· Simon I'Anson
▲ Photo credit Karla Hernandez on Unsplash
In academia, as you progress through A-levels, degree, post-graduate and a doctorate you learn more and more about less and less. Until you reach the point where you become a world leader in an incredibly focussed niche of your particular area of study.
There are similarities when defining a new digital product.
To create a product that stands a chance of getting off the ground, you have to understand and define the audience for whom you are designing. And the particular problem you are solving for them. This is product focus.
A passing understanding, or vague arm-wave in the direction of a general audience, is insufficient. I’ve been pitched products with an audience of “anyone with a smartphone”, “people who shop online” and “people who are into photography”. These audiences are so wide it could be anyone. And when you design for anyone, you design for no-one.

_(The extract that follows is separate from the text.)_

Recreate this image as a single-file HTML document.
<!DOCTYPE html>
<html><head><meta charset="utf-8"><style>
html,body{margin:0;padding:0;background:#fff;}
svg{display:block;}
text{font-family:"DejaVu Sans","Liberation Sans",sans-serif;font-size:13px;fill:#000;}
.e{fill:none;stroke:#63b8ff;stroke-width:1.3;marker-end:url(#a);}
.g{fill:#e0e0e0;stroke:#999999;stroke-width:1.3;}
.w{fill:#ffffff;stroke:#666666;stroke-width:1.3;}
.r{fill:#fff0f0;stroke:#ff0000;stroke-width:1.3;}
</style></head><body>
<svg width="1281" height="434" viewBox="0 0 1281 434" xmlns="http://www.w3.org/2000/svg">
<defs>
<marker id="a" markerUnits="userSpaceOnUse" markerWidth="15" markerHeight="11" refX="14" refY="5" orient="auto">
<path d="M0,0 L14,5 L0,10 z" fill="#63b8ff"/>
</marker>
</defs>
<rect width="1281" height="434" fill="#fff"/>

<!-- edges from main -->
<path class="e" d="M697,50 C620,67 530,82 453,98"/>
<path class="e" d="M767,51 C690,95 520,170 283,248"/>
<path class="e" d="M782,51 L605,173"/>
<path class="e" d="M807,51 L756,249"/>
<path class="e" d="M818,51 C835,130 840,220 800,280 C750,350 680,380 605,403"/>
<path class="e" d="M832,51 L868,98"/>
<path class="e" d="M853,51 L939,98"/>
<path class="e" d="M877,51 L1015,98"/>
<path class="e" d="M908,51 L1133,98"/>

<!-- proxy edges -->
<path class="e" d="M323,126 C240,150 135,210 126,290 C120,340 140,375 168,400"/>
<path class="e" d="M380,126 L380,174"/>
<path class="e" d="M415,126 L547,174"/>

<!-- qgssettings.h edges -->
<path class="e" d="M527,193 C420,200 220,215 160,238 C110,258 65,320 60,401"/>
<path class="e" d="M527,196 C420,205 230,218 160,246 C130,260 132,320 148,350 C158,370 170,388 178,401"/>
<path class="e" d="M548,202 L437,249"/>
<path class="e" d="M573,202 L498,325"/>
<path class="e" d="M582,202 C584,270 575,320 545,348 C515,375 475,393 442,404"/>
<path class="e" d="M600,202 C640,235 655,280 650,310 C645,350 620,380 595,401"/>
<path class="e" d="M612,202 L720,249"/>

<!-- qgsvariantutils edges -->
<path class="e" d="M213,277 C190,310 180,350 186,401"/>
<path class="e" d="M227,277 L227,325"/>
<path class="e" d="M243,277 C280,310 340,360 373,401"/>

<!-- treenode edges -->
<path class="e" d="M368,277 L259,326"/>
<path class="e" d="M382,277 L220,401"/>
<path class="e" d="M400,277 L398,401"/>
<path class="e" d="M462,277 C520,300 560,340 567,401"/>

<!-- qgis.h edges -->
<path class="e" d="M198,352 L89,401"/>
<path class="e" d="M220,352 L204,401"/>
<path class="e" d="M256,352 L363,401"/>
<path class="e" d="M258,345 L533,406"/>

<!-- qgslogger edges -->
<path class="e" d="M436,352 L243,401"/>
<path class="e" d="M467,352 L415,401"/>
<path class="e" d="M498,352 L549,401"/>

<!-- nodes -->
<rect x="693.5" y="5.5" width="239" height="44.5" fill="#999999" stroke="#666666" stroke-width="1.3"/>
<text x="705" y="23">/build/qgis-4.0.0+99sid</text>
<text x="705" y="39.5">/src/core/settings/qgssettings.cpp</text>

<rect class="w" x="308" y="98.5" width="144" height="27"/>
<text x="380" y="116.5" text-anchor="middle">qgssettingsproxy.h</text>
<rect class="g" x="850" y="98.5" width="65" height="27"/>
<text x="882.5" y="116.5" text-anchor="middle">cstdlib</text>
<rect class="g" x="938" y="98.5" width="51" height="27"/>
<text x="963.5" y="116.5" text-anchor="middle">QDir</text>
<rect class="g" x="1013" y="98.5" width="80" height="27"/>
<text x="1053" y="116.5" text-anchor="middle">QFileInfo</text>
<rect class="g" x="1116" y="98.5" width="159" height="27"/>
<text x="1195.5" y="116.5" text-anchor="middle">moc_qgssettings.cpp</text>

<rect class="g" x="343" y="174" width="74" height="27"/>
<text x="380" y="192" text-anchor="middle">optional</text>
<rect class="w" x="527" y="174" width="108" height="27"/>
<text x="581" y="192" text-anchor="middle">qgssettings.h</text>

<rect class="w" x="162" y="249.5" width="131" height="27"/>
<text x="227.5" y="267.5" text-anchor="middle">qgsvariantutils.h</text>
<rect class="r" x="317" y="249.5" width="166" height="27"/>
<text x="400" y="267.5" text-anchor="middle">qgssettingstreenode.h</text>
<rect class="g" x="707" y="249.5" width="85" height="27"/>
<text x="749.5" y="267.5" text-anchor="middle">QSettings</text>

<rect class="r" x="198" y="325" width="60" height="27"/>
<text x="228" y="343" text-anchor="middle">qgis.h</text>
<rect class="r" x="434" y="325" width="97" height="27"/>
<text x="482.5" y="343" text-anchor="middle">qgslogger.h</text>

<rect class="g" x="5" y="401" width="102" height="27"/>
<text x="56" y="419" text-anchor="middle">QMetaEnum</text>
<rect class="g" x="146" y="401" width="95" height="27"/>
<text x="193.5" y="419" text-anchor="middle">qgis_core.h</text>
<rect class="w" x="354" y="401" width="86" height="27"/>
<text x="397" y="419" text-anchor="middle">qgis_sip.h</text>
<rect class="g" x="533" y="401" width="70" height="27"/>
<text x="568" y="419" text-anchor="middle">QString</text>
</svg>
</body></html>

Better to launch to a small audience who are fanatically keen and will part with their cash than to a huge amorphous one that doesn’t care.
What does focussing in on a niche look like?

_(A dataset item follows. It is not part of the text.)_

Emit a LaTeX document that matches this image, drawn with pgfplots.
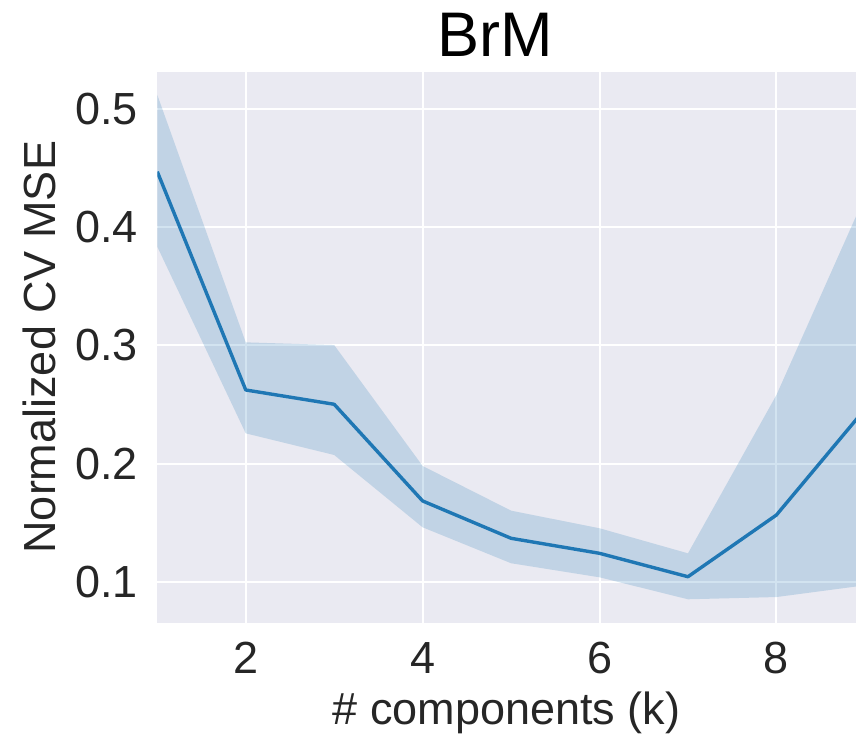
\documentclass[border=0pt]{standalone}
\usepackage{fontspec}
\setmainfont{Liberation Sans}
\usepackage{pgfplots}
\pgfplotsset{compat=1.18}
\usetikzlibrary{calc}
\definecolor{sbbg}{HTML}{EAEAF2}
\definecolor{tabblue}{HTML}{1F77B4}
\definecolor{txt}{HTML}{262626}
\begin{document}
\begin{tikzpicture}
\begin{axis}[
  name=ax,
  scale only axis,
  width=349.35pt, height=275.5pt,
  xmin=1, xmax=8.9,
  ymin=0.0654, ymax=0.5316,
  xtick={2,4,6,8},
  ytick={0.1,0.2,0.3,0.4,0.5},
  yticklabels={0.1,0.2,0.3,0.4,0.5},
  /pgf/number format/assume math mode=true,
  axis background/.style={fill=sbbg},
  axis line style={draw=none},
  major tick length=0pt,
  grid=major,
  major grid style={white, line width=1pt},
  tick label style={font=\fontsize{22.5pt}{27pt}\selectfont, text=txt, inner sep=0pt},
  xticklabel style={anchor=north, yshift=-9.5pt},
  yticklabel style={anchor=east, xshift=-9.5pt},
  xlabel={\# components (k)},
  ylabel={Normalized CV MSE},
  every axis x label/.style={at={(rel axis cs:0.5,0)}, anchor=base, yshift=-51.15pt, font=\fontsize{22.5pt}{27pt}\selectfont, text=txt, inner sep=0pt},
  every axis y label/.style={at={(rel axis cs:0,0.5)}, anchor=center, rotate=90, yshift=58.7pt, font=\fontsize{22.5pt}{27pt}\selectfont, text=txt, inner sep=0pt},
  title={BrM},
  every axis title/.style={at={(rel axis cs:0.483,1)}, anchor=base, yshift=7.5pt, font=\fontsize{31.5pt}{36pt}\selectfont, text=black, inner sep=0pt},
]
\addplot[draw=none, fill=tabblue, fill opacity=0.2] coordinates {
  (1,0.512) (2,0.3026) (3,0.3003) (4,0.198) (5,0.1602) (6,0.1453) (7,0.1241) (8,0.258) (9,0.426)
  (9,0.097) (8,0.0871) (7,0.0852) (6,0.1038) (5,0.1157) (4,0.1461) (3,0.2073) (2,0.2256) (1,0.3835)
} -- cycle;
\addplot[tabblue, line width=1.7pt, line join=round] coordinates {
  (1,0.447) (2,0.2623) (3,0.2502) (4,0.1684) (5,0.1368) (6,0.1241) (7,0.1043) (8,0.1565) (9,0.246)
};
\end{axis}
\pgfresetboundingbox
\path ($(ax.south west)+(-78.65pt,-57.15pt)$) rectangle ($(ax.north east)+(0pt,35.85pt)$);
\end{tikzpicture}
\end{document}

Let’s take the ‘people who are into photography’ audience. Can we identify a sub-set of photographers? Newbies, keen amateurs or maybe experienced professionals? Take professionals, then go deeper. What type of professionals? Wildlife or wedding or studio? When will they use this? Out in the field or during editing? Or is it about archiving and mass storage?
When we start to identify a group it gives us cues for how to design for them. The language we might use in the product. How and where it will be marketed. What type of conditions the product might be used in. But importantly, it helps us understand the context of what we are building.
While getting to know the audience we should be able to identify their pain points. Gaps in their current workflow or where existing software is failing them. To design an effective product you need to focus right in on that niche. How might that individual be solving their problem right now? Do they have an Excel spreadsheet hack or some elaborate email tagging system? Is there already a solution but it’s outdated and not up to scratch? Is it a problem that they almost don’t know they have but if you presented your idea they’d nod in recognition? If so, let’s test that. Keep drilling down until someone with no prior knowledge of the problem or industry can understand it straight away when you explain it.
Take a position
To help, you could create an early positioning statement like this:
For [target customer] who [need/ pain point] the [product name] is a [product category] that [main benefits/ pain reduction]. Unlike [competitor/ status quo] our product [statement of differentiation]
If you’re struggling with writing this, you need to keep digging.
During the early stages of product design and build we’ll keep coming back to this. Testing assumptions, ensuring we’re on track. And when prioritising features to build it’ll help us cut the superfluous and focus on the necessary. It’ll be our north star and guide the process to launch. It’ll keep your aspirations honest, your budget in check and your focus clear.
This may all seem like a lot of effort. I’ll tell you what’s more effort. Refining product features when you have a team of designers and engineers sat around waiting for you to define exactly how something is supposed to work that only exists in your head. Which may lead to you having to tell your angel investors why you’ve burned through your initial seed funding and launched a product that isn’t finished, doesn’t work and no-one wants.
Alternatively, you can launch a product with a clear, tightly controlled feature set, for a well-defined audience group that launched on budget. Ready to grow into its market.